** LISTED ENTRIES **
+ + + + +

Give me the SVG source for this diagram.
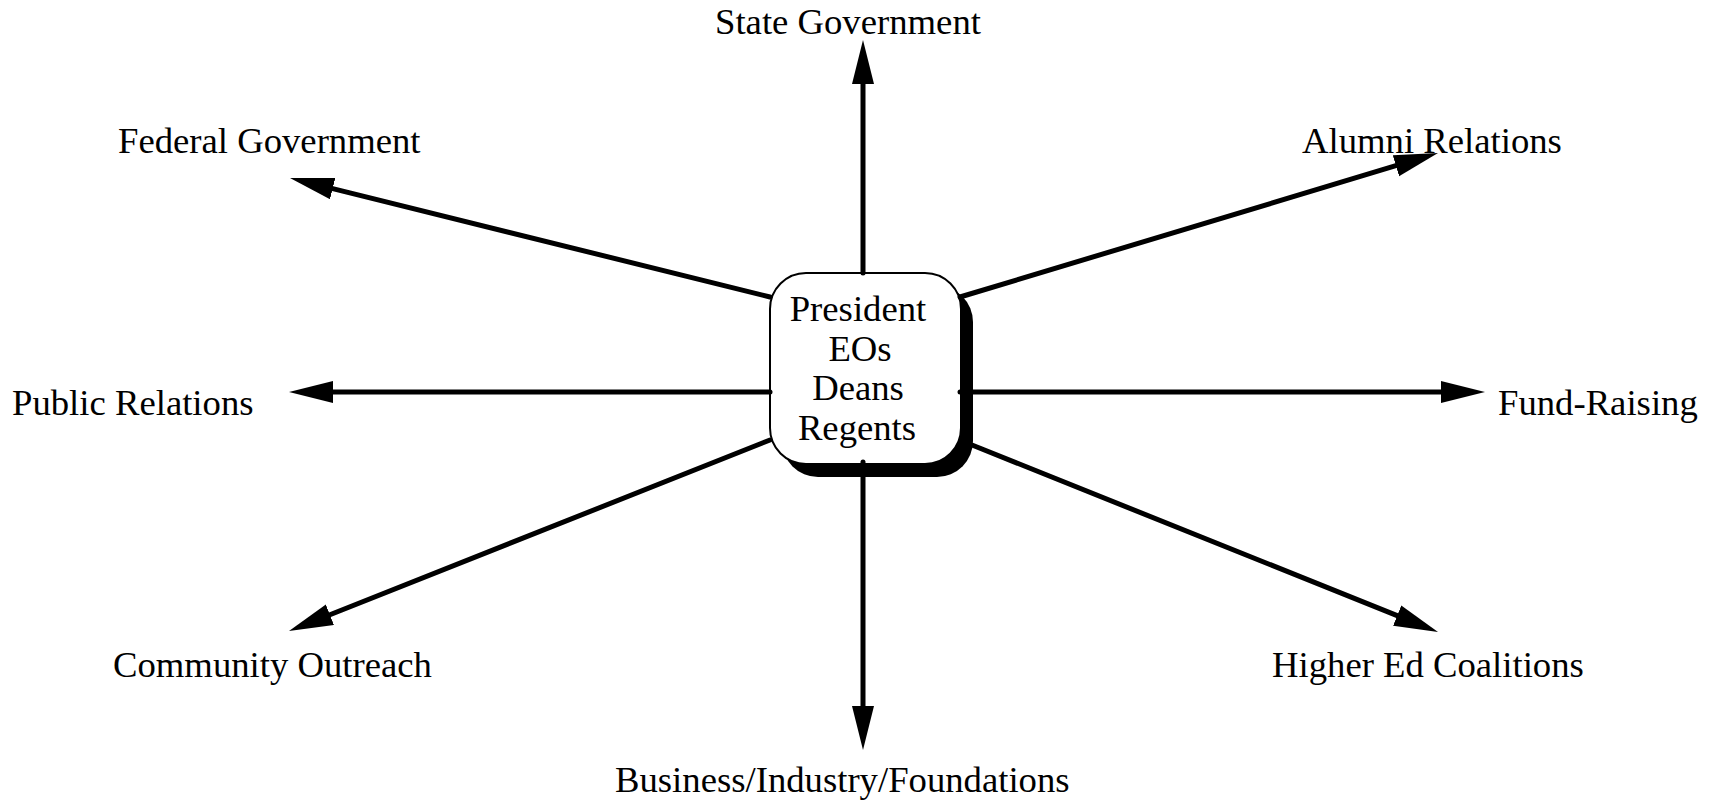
<svg xmlns="http://www.w3.org/2000/svg" width="1717" height="806" viewBox="0 0 1717 806">
<style>
text { font-family: "Liberation Serif", "Times New Roman", serif; font-size: 36.7px; fill: #000; }
.c { fill: none; stroke: #000; stroke-width: 5; stroke-linecap: round; marker-end: url(#ah); }
.box { fill: #fff; stroke: #000; stroke-width: 2; }
.shadow { fill: #000; }
</style>
<defs>
<marker id="ah" markerUnits="userSpaceOnUse" markerWidth="46" markerHeight="24" refX="0" refY="11" orient="auto" viewBox="0 0 46 24">
<path d="M0,0 L44,11 L0,22 z" fill="#000"/>
</marker>
</defs>
<rect width="1717" height="806" fill="#fff"/>
<g id="center-node">
<rect class="shadow" x="782" y="286" width="191" height="191" rx="36"/>
<rect class="box" x="770" y="273" width="191" height="191" rx="36"/>
<text x="858" y="321" text-anchor="middle">President</text>
<text x="860" y="361" text-anchor="middle">EOs</text>
<text x="858" y="400" text-anchor="middle">Deans</text>
<text x="857" y="440" text-anchor="middle">Regents</text>
</g>
<g id="connectors">
<line class="c" x1="863" y1="273" x2="863" y2="84"/>
<line class="c" x1="863" y1="462" x2="863" y2="706"/>
<line class="c" x1="770" y1="392" x2="333" y2="392"/>
<line class="c" x1="960" y1="392" x2="1441" y2="392"/>
<line class="c" x1="770" y1="297" x2="332.7" y2="188.6"/>
<line class="c" x1="960" y1="297" x2="1395.9" y2="165.7"/>
<line class="c" x1="770" y1="440" x2="329.9" y2="614.8"/>
<line class="c" x1="972" y1="445" x2="1397.2" y2="615.6"/>
</g>
<g id="state-government"><text x="715" y="34">State Government</text></g>
<g id="federal-government"><text x="118" y="153">Federal Government</text></g>
<g id="alumni-relations"><text x="1302" y="153">Alumni Relations</text></g>
<g id="public-relations"><text x="12" y="415">Public Relations</text></g>
<g id="fund-raising"><text x="1498" y="415">Fund-Raising</text></g>
<g id="community-outreach"><text x="113" y="677">Community Outreach</text></g>
<g id="higher-ed-coalitions"><text x="1272" y="677">Higher Ed Coalitions</text></g>
<g id="business-industry-foundations"><text x="615" y="792">Business/Industry/Foundations</text></g>
</svg>
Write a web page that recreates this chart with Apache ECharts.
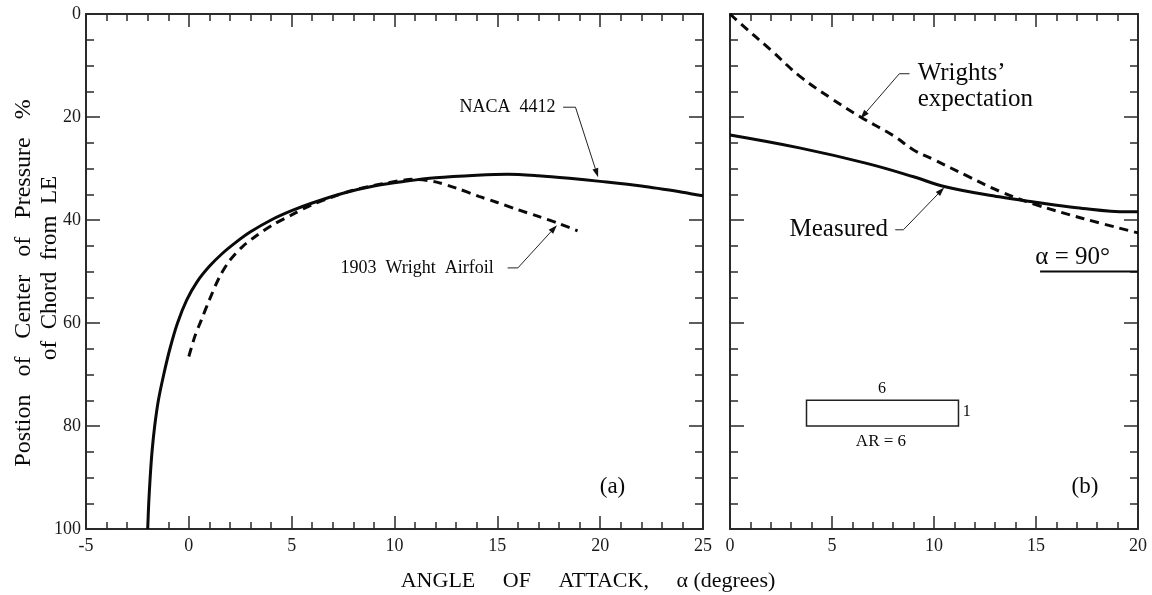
<!DOCTYPE html>
<html>
<head>
<meta charset="utf-8">
<script src="https://cdn.jsdelivr.net/npm/echarts@6/dist/echarts.min.js"></script>
<style>
html,body{margin:0;padding:0;background:#fff;}
#chart{width:1152px;height:595px;}
</style>
</head>
<body>
<div id="chart"></div>
<script>
// ---- Data ----
const naca4412 = [[-2.0,100],[-1.95,95],[-1.88,90],[-1.79,85],[-1.66,80],[-1.48,75],[-1.22,70],[-0.92,65],[-0.55,60],[-0.1,55.5],[0.4,52],[1.0,49],[1.6,46.6],[2.3,44.3],[3.0,42.3],[4.0,40],[5.0,38.2],[6.0,36.7],[7.5,34.8],[9.0,33.4],[10.5,32.5],[12.0,31.8],[14.0,31.3],[15.5,31.1],[17.0,31.4],[18.5,31.9],[20.0,32.5],[22.0,33.4],[24.0,34.6],[25.0,35.3]];
const wright1903 = [[0.0,66.5],[0.3,62.5],[0.6,59.5],[1.0,55.5],[1.5,51],[2.0,47.8],[2.6,45.2],[3.3,43],[4.1,40.9],[5.0,39],[6.0,37],[7.0,35.5],[8.0,34.2],[9.5,32.9],[11.0,32.1],[12.0,32.6],[13.0,33.8],[14.1,35.4],[15.0,36.6],[16.0,38],[17.0,39.3],[18.0,40.7],[18.9,42.1]];
const measured = [[0,23.5],[3.4,26],[6.7,29],[9.0,31.6],[10.5,33.5],[13.2,35.5],[14.9,36.5],[17.0,37.6],[19.5,38.4],[20,38.4]];
const wrightsExpectation = [[0,0],[0.5,1.8],[2.0,7],[3.4,12],[5.0,16.5],[6.4,20],[8.0,23.6],[9.0,26.4],[10.0,28.3],[11.6,31.4],[13.2,34.4],[14.9,36.9],[17.3,39.7],[20,42.5]];
const xTicksA = [-5, 25, 5];
const xTicksB = [0, 20, 5];
const yTicks = [0, 100, 20];

// ---- Annotations (data coordinates) ----
const annotA = [
  {kind:'text', at:[15.5,18.1], text:'NACA  4412', size:18, align:'center'},
  {kind:'leader', pts:[[18.2,18.1],[18.8,18.1],[19.9,31.7]]},
  {kind:'text', at:[11.1,49.3], text:'1903  Wright  Airfoil', size:18, align:'center'},
  {kind:'leader', pts:[[15.5,49.3],[16.0,49.3],[17.9,41.0]]},
  {kind:'text', at:[20.6,91.8], text:'(a)', size:23, align:'center'}
];
const annotB = [
  {kind:'text', at:[9.2,11.6], text:'Wrights\u2019', size:25, align:'left'},
  {kind:'text', at:[9.2,16.6], text:'expectation', size:25, align:'left'},
  {kind:'leader', pts:[[8.8,11.6],[8.3,11.6],[6.4,20.3]]},
  {kind:'text', at:[7.75,41.9], text:'Measured', size:25, align:'right'},
  {kind:'leader', pts:[[8.1,41.9],[8.5,41.9],[10.5,33.7]]},
  {kind:'text', at:[16.8,47.3], text:'α = 90°', size:25, align:'center'},
  {kind:'line', pts:[[15.2,50],[20,50]]},
  {kind:'rect', from:[3.75,75], to:[11.2,80]},
  {kind:'text', at:[7.45,72.8], text:'6', size:16, align:'center'},
  {kind:'text', at:[11.6,77.3], text:'1', size:16, align:'center'},
  {kind:'text', at:[7.4,83.0], text:'AR = 6', size:17, align:'center'},
  {kind:'text', at:[17.4,91.8], text:'(b)', size:23, align:'center'}
];

const FONT = '"Liberation Serif", "Times New Roman", serif';
const AX = '#2a2a2a';
const INK = '#0a0a0a';

function renderAnnot(list) {
  return function (params, api) {
    const a = list[params.dataIndex];
    if (a.kind === 'text') {
      const p = api.coord(a.at);
      return {type:'text', x:p[0], y:p[1], style:{text:a.text, font: a.size + 'px ' + FONT, fill:INK, align:a.align, textAlign:a.align, verticalAlign:'middle', textVerticalAlign:'middle'}};
    }
    if (a.kind === 'leader') {
      const pts = a.pts.map(q => api.coord(q));
      const n = pts.length;
      const tip = pts[n-1], prev = pts[n-2];
      const dx = tip[0]-prev[0], dy = tip[1]-prev[1];
      const L = Math.sqrt(dx*dx+dy*dy);
      const ux = dx/L, uy = dy/L;
      const len = 9, w = 3;
      const bx = tip[0]-ux*len, by = tip[1]-uy*len;
      return {type:'group', children:[
        {type:'polyline', shape:{points:pts.slice(0,n-1).concat([[bx,by]])}, style:{stroke:'#222', lineWidth:1, fill:null}},
        {type:'polygon', shape:{points:[tip,[bx-uy*w,by+ux*w],[bx+uy*w,by-ux*w]]}, style:{fill:'#111', stroke:null}}
      ]};
    }
    if (a.kind === 'line') {
      const pts = a.pts.map(q => api.coord(q));
      return {type:'polyline', shape:{points:pts}, style:{stroke:INK, lineWidth:2, fill:null}};
    }
    if (a.kind === 'rect') {
      const p1 = api.coord(a.from), p2 = api.coord(a.to);
      return {type:'rect', shape:{x:p1[0], y:p1[1], width:p2[0]-p1[0], height:p2[1]-p1[1]}, style:{fill:null, stroke:'#222', lineWidth:1.5}};
    }
    return null;
  };
}

function xAxisDef(grid, pos, ticks, labels) {
  return {
    type:'value', gridIndex:grid, position:pos, min:ticks[0], max:ticks[1], interval:ticks[2],
    axisLine:{show:true, onZero:false, lineStyle:{color:AX, width:2}},
    axisTick:{show:true, inside:true, length:13, lineStyle:{color:AX, width:1.5}},
    minorTick:{show:true, splitNumber:5, length:7, lineStyle:{color:AX, width:1.5}},
    axisLabel:{show:labels, margin:8, color:'#1a1a1a', fontFamily:FONT, fontSize:18},
    splitLine:{show:false}
  };
}
function yAxisDef(grid, pos, labels) {
  return {
    type:'value', gridIndex:grid, position:pos, inverse:true, min:yTicks[0], max:yTicks[1], interval:yTicks[2],
    axisLine:{show:true, onZero:false, lineStyle:{color:AX, width:2}},
    axisTick:{show:true, inside:true, length:14, lineStyle:{color:AX, width:1.5}},
    minorTick:{show:true, splitNumber:4, length:8, lineStyle:{color:AX, width:1.5}},
    axisLabel:{show:labels, margin:5, color:'#1a1a1a', fontFamily:FONT, fontSize:18},
    splitLine:{show:false}
  };
}

const chart = echarts.init(document.getElementById('chart'), null, {renderer:'canvas'});
chart.setOption({
  backgroundColor:'#ffffff',
  animation:false,
  grid:[
    {left:86, top:14, width:617, height:515},
    {left:730, top:14, width:408, height:515}
  ],
  xAxis:[
    xAxisDef(0,'bottom',xTicksA,true),
    xAxisDef(0,'top',xTicksA,false),
    xAxisDef(1,'bottom',xTicksB,true),
    xAxisDef(1,'top',xTicksB,false)
  ],
  yAxis:[
    yAxisDef(0,'left',true),
    yAxisDef(0,'right',false),
    yAxisDef(1,'left',false),
    yAxisDef(1,'right',false)
  ],
  series:[
    {type:'line', xAxisIndex:0, yAxisIndex:0, data:naca4412, smooth:0.3, showSymbol:false, lineStyle:{color:INK, width:3}},
    {type:'line', xAxisIndex:0, yAxisIndex:0, data:wright1903, smooth:0.3, showSymbol:false, lineStyle:{color:INK, width:3, type:[9,6]}},
    {type:'line', xAxisIndex:2, yAxisIndex:2, data:measured, smooth:0.4, showSymbol:false, lineStyle:{color:INK, width:3}},
    {type:'line', xAxisIndex:2, yAxisIndex:2, data:wrightsExpectation, smooth:0.4, showSymbol:false, lineStyle:{color:INK, width:3, type:[9,6]}},
    {type:'custom', xAxisIndex:0, yAxisIndex:0, clip:false, silent:true, renderItem:renderAnnot(annotA), data:annotA.map((a,i)=>[i,0])},
    {type:'custom', xAxisIndex:2, yAxisIndex:2, clip:false, silent:true, renderItem:renderAnnot(annotB), data:annotB.map((a,i)=>[i,0])}
  ],
  graphic:[
    {type:'text', x:24, y:283, rotation:Math.PI/2, style:{text:'Postion   of   Center   of   Pressure   %', font:'24px ' + FONT, fill:INK, align:'center', verticalAlign:'middle', textAlign:'center', textVerticalAlign:'middle'}},
    {type:'text', x:50, y:268, rotation:Math.PI/2, style:{text:'of  Chord  from  LE', font:'23px ' + FONT, fill:INK, align:'center', verticalAlign:'middle', textAlign:'center', textVerticalAlign:'middle'}},
    {type:'text', x:588, y:581, style:{text:'ANGLE     OF     ATTACK,     α (degrees)', font:'22px ' + FONT, fill:INK, align:'center', verticalAlign:'middle', textAlign:'center', textVerticalAlign:'middle'}}
  ]
});
</script>
</body>
</html>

+ + + + +

** EXERCISE GOAL **
Go through the material above and count the lines that contain "this"; answer with the number alone.

** RESPONSE **
2